Udacity Project 5 completed 01/2016
Project Outline The goal of the project is to use machine learning to predict which individuals at Enron committed fraud in the early 2000’s. The dataset includes data reguarding payroll, financial and emails, totaling 21 different features. The most important feature to our project is “poi”, which stands for person of interest. These are individuals who were indicted or settled without admitting guilt during the investigation of Enron. This is going to be the output of the classifiers being tested in the project. The dataset is fairly small, just 18 observations are POIs and 127 are non-POIs and a total of 145.
During our first look at the data we found one major outlier, which was the “TOTAL” column in our dataset. This was removed as it really had no relation to the goals of the project. The other major outliers were found to be Jeffrey Skilling and Ken Ley to prominent Enron execuitives who featured heavily in the federal indictment of the company. These are valid data points and therefore remain in the dataset for the project.
Features I used the following four features in my POI identifier: loan_advances(30.7), deferred_income(10.8), expenses(9.2) and from_this_person_to_poi(10.7).

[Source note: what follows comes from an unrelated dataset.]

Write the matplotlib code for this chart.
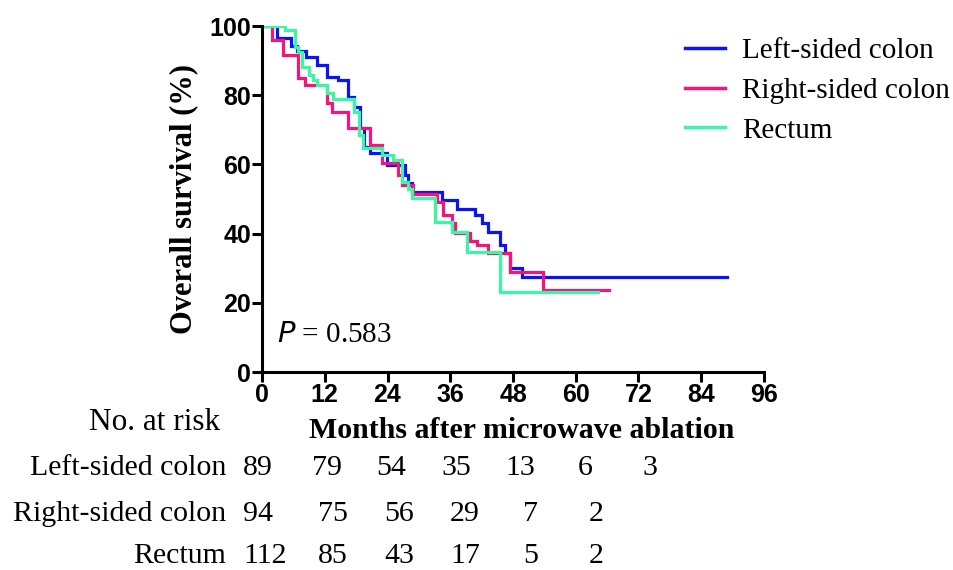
import matplotlib
matplotlib.use("Agg")
import matplotlib.pyplot as plt

# ---- data ----
left_t = [0, 2.9, 5.5, 6.7, 8.5, 10.5, 12.4, 14.6, 16.5, 17.5, 18.7, 19.6, 20.6, 23.9, 27.3, 28.0, 28.7,
          34.4, 37.3, 40.7, 42.0, 43.2, 45.5, 46.5, 47.4, 49.7, 89.0]
left_s = [100, 96.5, 94.3, 92.8, 91.1, 88.7, 85.3, 84.4, 79.6, 76.7, 70.5, 65.1, 63.2, 59.8, 57.0, 54.5, 52.0,
          49.7, 47.1, 45.4, 43.0, 40.5, 36.7, 34.4, 30.0, 27.6, 27.6]

right_t = [0, 1.9, 4.1, 6.9, 8.2, 12.4, 13.3, 16.5, 20.6, 23.0, 26.0, 26.8, 28.9, 33.5, 34.6, 36.3, 37.0,
           39.8, 41.1, 43.2, 47.5, 53.7, 66.3]
right_s = [100, 96.0, 91.6, 84.9, 83.0, 77.7, 75.2, 70.4, 65.5, 60.5, 57.0, 54.0, 51.5, 49.0, 45.5, 43.0, 40.2,
           37.9, 36.7, 34.4, 29.0, 23.7, 23.7]

rect_t = [0, 4.4, 6.3, 6.9, 7.6, 8.9, 9.8, 10.5, 12.4, 13.5, 17.5, 18.5, 19.3, 22.9, 25.0, 26.8, 28.0, 28.7,
          33.1, 36.3, 39.2, 45.5, 64.2]
rect_s = [100, 98.8, 94.0, 92.6, 88.2, 85.8, 84.4, 83.0, 80.5, 79.0, 75.2, 68.5, 64.7, 62.7, 61.3, 55.0, 53.0, 50.3,
          43.4, 40.5, 34.7, 23.1, 23.1]

series_names = ["Left-sided colon", "Right-sided colon", "Rectum"]
risk_times = [0, 12, 24, 36, 48, 60, 72]
risk_left = [89, 79, 54, 35, 13, 6, 3]
risk_right = [94, 75, 56, 29, 7, 2]
risk_rect = [112, 85, 43, 17, 5, 2]
x_ticks = [0, 12, 24, 36, 48, 60, 72, 84, 96]
y_ticks = [0, 20, 40, 60, 80, 100]
p_text = "0.583"

colors = ["#0A14F5", "#F5157A", "#3CF5A5"]

serif = ["Liberation Serif", "DejaVu Serif"]
sans = ["Liberation Sans", "DejaVu Sans"]

fig = plt.figure(figsize=(9.54, 5.70), dpi=100)
ax = fig.add_axes([262/954, 1-372/570, (764-262)/954, (372-26)/570])

for t, s, c, n in zip([left_t, right_t, rect_t], [left_s, right_s, rect_s], colors, series_names):
    ax.step(t, s, where="post", color=c, lw=2.3, label=n, solid_joinstyle="miter")

ax.set_xlim(0, 96)
ax.set_ylim(0, 100)
ax.set_xticks(x_ticks)
ax.set_yticks(y_ticks)
for sp in ["top", "right"]:
    ax.spines[sp].set_visible(False)
for sp in ["left", "bottom"]:
    ax.spines[sp].set_linewidth(2.2)
ax.tick_params(direction="out", length=7, width=2.2, pad=1)
for lab in ax.get_xticklabels() + ax.get_yticklabels():
    lab.set_fontfamily(sans)
    lab.set_fontweight("bold")
    lab.set_fontsize(18)

ax.set_ylabel("Overall survival (%)", fontfamily=serif, fontweight="bold", fontsize=22, labelpad=8)

leg = fig.legend(*ax.get_legend_handles_labels(), loc="upper left", bbox_to_anchor=(685/954, 1-38/570),
                 frameon=False, prop={"family": serif, "size": 21}, handlelength=1.38,
                 handletextpad=0.58, labelspacing=0.45, borderpad=0.0, borderaxespad=0.0)
for h in leg.get_lines():
    h.set_linewidth(2.5)

ax.text(0.03, 0.107, r"$\it{P}$ = " + p_text, transform=ax.transAxes, fontfamily=serif, fontsize=21,
        ha="left", va="center")

# risk table
fig.text(522/954, 1-430/570, "Months after microwave ablation", fontfamily=serif, fontweight="bold",
         fontsize=21.5, ha="center", va="center")
fig.text(220/954, 1-422/570, "No. at risk", fontfamily=serif, fontsize=22.5, ha="right", va="center")
row_y = [468, 514, 556]
trans = matplotlib.transforms.blended_transform_factory(ax.transData, fig.transFigure)
for k, (name, vals, yy) in enumerate(zip(series_names, [risk_left, risk_right, risk_rect], row_y)):
    fig.text(226/954, 1-yy/570, name, fontfamily=serif, fontsize=21.5, ha="right", va="center")
    for t, v in zip(risk_times, vals):
        if t == 0:
            ax.text(-3.6, 1-yy/570, str(v), transform=trans, fontfamily=serif, fontsize=21.5,
                    ha="left", va="center", clip_on=False)
        else:
            xpos = t * 1.03 if k == 0 else t * 1.05 + 1.0
            ax.text(xpos, 1-yy/570, str(v), transform=trans, fontfamily=serif, fontsize=21.5,
                    ha="center", va="center", clip_on=False)

fig.savefig("out.png", dpi=100)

The selection process I used was SelectKBest in sklearn, the bracketed numbers next to the feature names are the feature scores from this method. The number of features(the “k” parameter in SelectKBest) were chosen purely from observing the algorithm’s results, both using the Naïve Bayes and Decision tree algorithms. I attempted to strike a balance between the highest performing accuracy, recall and precision scores while testing out algorithms with 2, 4, 6 and 8 feature training sets. Furthermore, rescaling was not required using these two algorithms as there is no tradeoff between the features.
I tried to create two features, poi_ratio and total_messages. POI ratio was the percentage of emails to or from a person of interest sent/received out of the total number of emails sent or received. I thought the people with the most dealings with POI’s would be the most likely to be a POI themselves. Total messages was simply the total number of emails sent and received by an individual. I also hypothesized that keeping the fraud under wraps might require a large number of emails and greater communication from POI in general. It turned out that SelectKBest selected neither of these added features. Their feature scores were 0.61 for total messages and 0.64 for POI ratio.
Classifier I used a Decision Tree classifier over the Naïve Bayes classifier. All evaluation scores in tester.py were significantly lower in the Naïve Bayes besides the recall score, which was 78%, however the Precision score was a mere 15%. This was a tradeoff I was uncomfortable with as the algorithm classified so many non-POIs as POIs (false positives).
Parameters were very important in the case of using decision trees. In general, parameter tuning is important because it allows the user to manipulate the chosen type of algorithm. Often parameters put limits on how specifically the data is trained to the trends of the sample data. If the classifier follows the every fluctuation of the sample, overfitting can be an issue and the models performance will be negatively affected.
The main parameter tuned in the project was min_samples_split, which is the minimum samples required to split an internal node. If this number is too high the model gets to be too generalized and does not pick up subtleties in the dataset. While if too large, the parameter causes overfitting and is too sensitive to outlier data points. Other parameters that were adjusted were the criterion and splitter parameters. Criterion dictates the way the classifier measures the quality of the split, it turned out that the non-default setting of entropy increased the recall and precision scores by around 4% holding all other parameters constant. Splitter adjusted the strategy used to split at each node. I found that the default setting of best was much more effective than a random split decision by an average of 15% across the two metrics.
Results
I used recall and precision score as two major metrics in evaluating performance, my average recall was 0.29 and precision was 0.32, my optimized classifier ended up being 0.37 and 0.44. Recall score represents our effectiveness at identifying POIs, not taking into account people that are wrongfully identified as POIs. Precision score represents how precise the algorithm is at identifying POIs, where false positives negatively affect the precision score. It makes sense to aim to maximize your recall score more than your precision score as it would theoretically identify the most POIs, allowing for the authorities to weed out innocent people wrongly accused, while minimizing the number of POIs not identified(false negatives).